Ter uma semana de 35 horas na Administração Pública é mesmo um "luxo de país rico", como diz o Fórum para a Competitividade? O ECO foi investigar.
A semana de 35 horas na Administração Pública em Portugal é uma “anormalidade”. Quem o disse foi o Fórum para a Competitividade, na sua Nota de Conjuntura, publicada na quinta-feira. A associação liderada por Pedro Ferraz da Costa defendeu mesmo que tal benefício é um “luxo de país rico” que está em “desacordo” com o fraco desenvolvimento económico lusitano.
Na nota, o Fórum para a Competitividade aproveitou também para salientar que mesmo nos países mais prósperos da Europa e do mundo as 35 horas não são regra. Será que é assim? O ECO foi investigar.
A afirmação
“A semana das 35 horas é uma raridade na UE e no mundo, sendo claramente um luxo de país rico, com atividades muito concentradas nos serviços. Como se pode ver no quadro abaixo, só países muito mais ricos do que Portugal o podem sustentar (…) Dos nove países mais desenvolvidos da OCDE, só na Noruega existe este benefício, o que indica que a prosperidade não torna as 35 horas inevitáveis”, concluiu o Fórum para a Competitividade.
Os factos
Na Nota de Conjuntura publicada na quinta-feira, o Fórum para a Competitividade começou por frisar que a semana de 35 horas é uma “raridade na União Europeia e no mundo”.
De acordo com os dados relativos a 2017 divulgados pela Organização para a Cooperação e Desenvolvimento Económico (OCDE) e pelo Fundo Monetário Internacional (citados pela nota em causa), são apenas cinco os países em que o horário mais frequente fica entre as 35 e as 39 horas semanais: Noruega, Dinamarca, Bélgica, Finlândia e França. Isto a nível geral, ou seja, abarcando tanto o setor público como o privado.

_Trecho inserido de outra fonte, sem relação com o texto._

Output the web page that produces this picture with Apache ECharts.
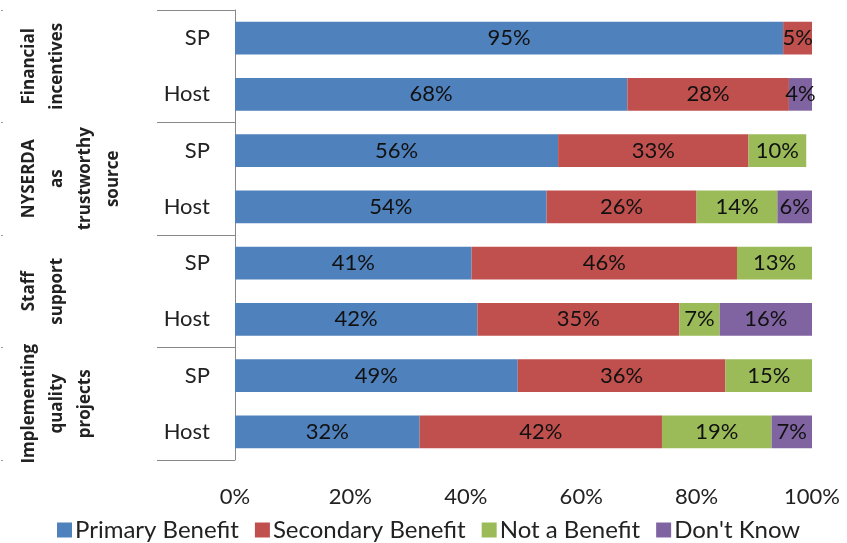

O quadro do Fórum para a Competitividade não diferencia o setor público do privado. O ECO foi à procura do número de horas trabalhadas apenas no setor público e encontrou-os no Eurostat. É possível concluir que, em 2017, a semana de 35 horas na Administração Pública e na Defesa não era uma realidade em nenhum Estado-membro da União Europeia.
De acordo com o Gabinete de Estatísticas, nesse ano, foram os funcionários públicos italianos a tempo inteiro a gozar de uma carga horária semanal mais reduzida: 37,4 horas por semana.

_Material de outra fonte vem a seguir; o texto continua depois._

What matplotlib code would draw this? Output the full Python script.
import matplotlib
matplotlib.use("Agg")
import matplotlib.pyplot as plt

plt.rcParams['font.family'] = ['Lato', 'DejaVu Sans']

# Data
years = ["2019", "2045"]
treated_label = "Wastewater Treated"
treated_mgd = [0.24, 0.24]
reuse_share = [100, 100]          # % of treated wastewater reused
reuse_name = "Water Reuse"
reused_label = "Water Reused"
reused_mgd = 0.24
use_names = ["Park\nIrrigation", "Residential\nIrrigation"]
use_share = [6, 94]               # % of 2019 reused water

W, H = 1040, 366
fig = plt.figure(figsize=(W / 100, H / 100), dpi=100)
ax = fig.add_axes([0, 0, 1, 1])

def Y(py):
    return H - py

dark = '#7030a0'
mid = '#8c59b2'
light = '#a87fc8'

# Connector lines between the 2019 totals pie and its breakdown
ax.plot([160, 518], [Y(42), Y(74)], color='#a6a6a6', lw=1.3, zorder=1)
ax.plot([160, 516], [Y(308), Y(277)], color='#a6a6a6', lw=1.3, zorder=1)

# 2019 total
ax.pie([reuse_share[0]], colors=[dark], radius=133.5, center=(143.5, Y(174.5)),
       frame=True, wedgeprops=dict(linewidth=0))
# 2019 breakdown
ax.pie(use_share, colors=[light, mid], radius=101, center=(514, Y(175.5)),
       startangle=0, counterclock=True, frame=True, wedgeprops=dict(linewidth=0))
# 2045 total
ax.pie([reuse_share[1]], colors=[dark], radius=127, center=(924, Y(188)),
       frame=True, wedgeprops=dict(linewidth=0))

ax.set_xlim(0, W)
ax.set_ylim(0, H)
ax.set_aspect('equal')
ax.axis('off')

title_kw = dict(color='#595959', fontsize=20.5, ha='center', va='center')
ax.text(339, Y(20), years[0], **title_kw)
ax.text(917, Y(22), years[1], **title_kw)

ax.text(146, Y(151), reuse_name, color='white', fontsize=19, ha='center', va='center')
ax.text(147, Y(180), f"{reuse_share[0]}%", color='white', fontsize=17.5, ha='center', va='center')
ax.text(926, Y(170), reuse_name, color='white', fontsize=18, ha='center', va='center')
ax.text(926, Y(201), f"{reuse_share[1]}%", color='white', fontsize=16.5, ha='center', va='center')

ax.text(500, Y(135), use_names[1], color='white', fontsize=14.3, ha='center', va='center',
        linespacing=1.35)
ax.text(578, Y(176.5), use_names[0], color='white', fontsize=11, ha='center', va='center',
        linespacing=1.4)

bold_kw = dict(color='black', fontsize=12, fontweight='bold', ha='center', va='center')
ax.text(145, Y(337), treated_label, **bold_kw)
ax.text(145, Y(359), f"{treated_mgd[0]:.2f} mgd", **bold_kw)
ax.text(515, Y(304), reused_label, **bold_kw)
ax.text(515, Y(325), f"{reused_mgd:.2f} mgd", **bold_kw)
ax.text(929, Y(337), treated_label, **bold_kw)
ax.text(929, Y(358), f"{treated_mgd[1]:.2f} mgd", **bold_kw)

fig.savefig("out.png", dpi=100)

Itália tem a menor carga horária semanal na Administração Pública na UE. Áustria a maior
O Fórum para a Competitividade salientou também que tal benefício é “claramente um luxo de país rico”, que só “países mais ricos do que Portugal podem sustentar”. Da comparação com os demais membros da OCDE e com os Estados da União Europeia, conclui-se que têm sido os países mais prósperos a adotar cargas horárias semanais mais leves, não sendo possível confirmar ou não a sustentabilidade da medida.

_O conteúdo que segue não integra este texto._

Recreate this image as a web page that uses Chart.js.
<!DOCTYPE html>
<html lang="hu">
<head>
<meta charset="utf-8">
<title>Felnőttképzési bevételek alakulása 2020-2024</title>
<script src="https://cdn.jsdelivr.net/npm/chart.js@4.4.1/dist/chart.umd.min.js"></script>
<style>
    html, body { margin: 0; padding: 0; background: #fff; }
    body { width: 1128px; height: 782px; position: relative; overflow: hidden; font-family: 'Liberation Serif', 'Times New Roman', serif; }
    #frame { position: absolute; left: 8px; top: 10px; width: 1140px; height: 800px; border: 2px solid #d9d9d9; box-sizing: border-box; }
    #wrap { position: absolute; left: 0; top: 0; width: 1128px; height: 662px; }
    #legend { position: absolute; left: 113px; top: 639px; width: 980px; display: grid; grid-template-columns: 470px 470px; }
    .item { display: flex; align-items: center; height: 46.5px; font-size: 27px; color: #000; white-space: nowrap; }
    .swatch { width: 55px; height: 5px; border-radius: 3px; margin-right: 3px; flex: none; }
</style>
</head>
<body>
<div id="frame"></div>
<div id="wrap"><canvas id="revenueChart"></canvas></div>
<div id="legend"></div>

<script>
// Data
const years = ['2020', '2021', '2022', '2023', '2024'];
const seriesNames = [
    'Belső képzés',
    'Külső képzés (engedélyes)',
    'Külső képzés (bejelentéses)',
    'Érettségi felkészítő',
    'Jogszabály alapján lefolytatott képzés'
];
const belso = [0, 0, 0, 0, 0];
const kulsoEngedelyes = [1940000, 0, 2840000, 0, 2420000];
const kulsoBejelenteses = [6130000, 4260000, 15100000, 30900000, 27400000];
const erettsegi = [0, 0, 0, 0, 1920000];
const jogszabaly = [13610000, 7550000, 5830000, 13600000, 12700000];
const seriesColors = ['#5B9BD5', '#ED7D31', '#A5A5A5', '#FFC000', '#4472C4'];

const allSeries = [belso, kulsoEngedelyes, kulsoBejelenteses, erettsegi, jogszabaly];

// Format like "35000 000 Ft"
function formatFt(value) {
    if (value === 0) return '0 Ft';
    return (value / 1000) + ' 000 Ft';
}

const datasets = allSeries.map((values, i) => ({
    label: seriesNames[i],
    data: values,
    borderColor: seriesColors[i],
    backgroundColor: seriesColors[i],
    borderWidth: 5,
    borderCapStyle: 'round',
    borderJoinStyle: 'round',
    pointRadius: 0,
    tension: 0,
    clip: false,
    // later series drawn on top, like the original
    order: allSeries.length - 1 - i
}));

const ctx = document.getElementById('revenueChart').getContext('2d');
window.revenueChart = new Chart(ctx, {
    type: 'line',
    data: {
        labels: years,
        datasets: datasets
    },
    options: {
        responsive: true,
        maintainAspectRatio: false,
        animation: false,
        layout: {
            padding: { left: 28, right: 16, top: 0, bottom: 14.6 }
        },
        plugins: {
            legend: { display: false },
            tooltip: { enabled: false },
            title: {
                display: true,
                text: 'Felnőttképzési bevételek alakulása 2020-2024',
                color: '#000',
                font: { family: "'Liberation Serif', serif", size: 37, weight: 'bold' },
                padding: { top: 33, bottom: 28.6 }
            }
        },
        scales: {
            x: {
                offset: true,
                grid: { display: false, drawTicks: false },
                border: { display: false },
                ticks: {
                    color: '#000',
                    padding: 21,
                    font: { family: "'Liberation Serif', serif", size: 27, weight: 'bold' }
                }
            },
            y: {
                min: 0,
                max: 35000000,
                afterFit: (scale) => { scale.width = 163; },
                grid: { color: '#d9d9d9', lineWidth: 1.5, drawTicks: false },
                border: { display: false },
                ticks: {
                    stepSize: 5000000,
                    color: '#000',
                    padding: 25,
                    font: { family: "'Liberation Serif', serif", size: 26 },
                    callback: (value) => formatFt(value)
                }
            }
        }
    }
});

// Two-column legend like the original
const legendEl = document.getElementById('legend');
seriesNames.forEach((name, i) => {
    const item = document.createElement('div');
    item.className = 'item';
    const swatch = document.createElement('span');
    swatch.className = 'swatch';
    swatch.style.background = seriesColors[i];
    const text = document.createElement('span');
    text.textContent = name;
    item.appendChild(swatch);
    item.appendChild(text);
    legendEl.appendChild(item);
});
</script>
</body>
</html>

Segundo o Eurostat, Portugal é mesmo o país com menor PIB per capita expresso em Paridades de Poder de Compra (PPC) a aparecer entre os que praticam menores semanas de trabalho na Administração Pública, no espaço comunitário. Por ordem decrescente da carga horária semanal dos trabalhadores a tempo inteiro do setor público, Portugal ocupa a sétima posição, com 39,2 horas, tendo todos os Estados que ocupam as seis primeiras posições maiores PIB per capita em PPC do que o luso. Os dados do Eurostat, para o ano de 2017, são uma média e não consideram ainda as 35 horas em todas as categorias profissionais na Função Pública. Os enfermeiros com contrato individual de trabalho, por exemplo, só em 2018 é que passaram para as 35 horas.
De notar, que a combinação lusitana (reduzida carga horária e menor PIB per capita em PPC) não é caso único na União Europeia. Logo abaixo de Portugal, aparece a Eslováquia com uma semana de 39,3 horas e apenas 76% da média do PIB per capita em PPC da UE. Destaque também para a Croácia, que surge na décima posição com 39,4 horas semanais e 62% da média referida.
Apenas um dos mais países com maior PIB per capita em PPC tem uma semana abaixo das 38 horas semanais
Fonte: Eurostat
Por outro lado, o Fórum para a Competitividade reforça que nem todos os países que lideram em prosperidade adotaram a semana das 35 horas. “A prosperidade não torna as 35 horas inevitáveis”, salienta a nota publicada na quinta-feira.
Se se ordenar os dados relativos à semana de trabalho de acordo com o PIB per capita em PPC, confirma-se tal afirmação. Dos ocupantes do pódio do PIB per capita expresso em PPC comunitário (Luxemburgo, Irlanda, Dinamarca), apenas um aparece no top 3 dos países com menores semanas de trabalho (a tempo inteiro) na Administração Pública. O cenário é semelhante no quadro da OCDE.
Prova dos 9
Ainda que não seja o único país dito “menos próspero” a arriscar uma semana de trabalho na Função Pública mais reduzida, Portugal aparece muito próximo de países cujo PIB per capita em PPC é significativamente maior.
Portanto, o defendido pelo Fórum para a Competitividade está correto: a semana de 35 horas é mesmo uma raridade na União Europeia; e tendencialmente são os países mais prósperos a adotar cargas horárias semanais mais leves na Administração Pública, não sendo tal uma regra.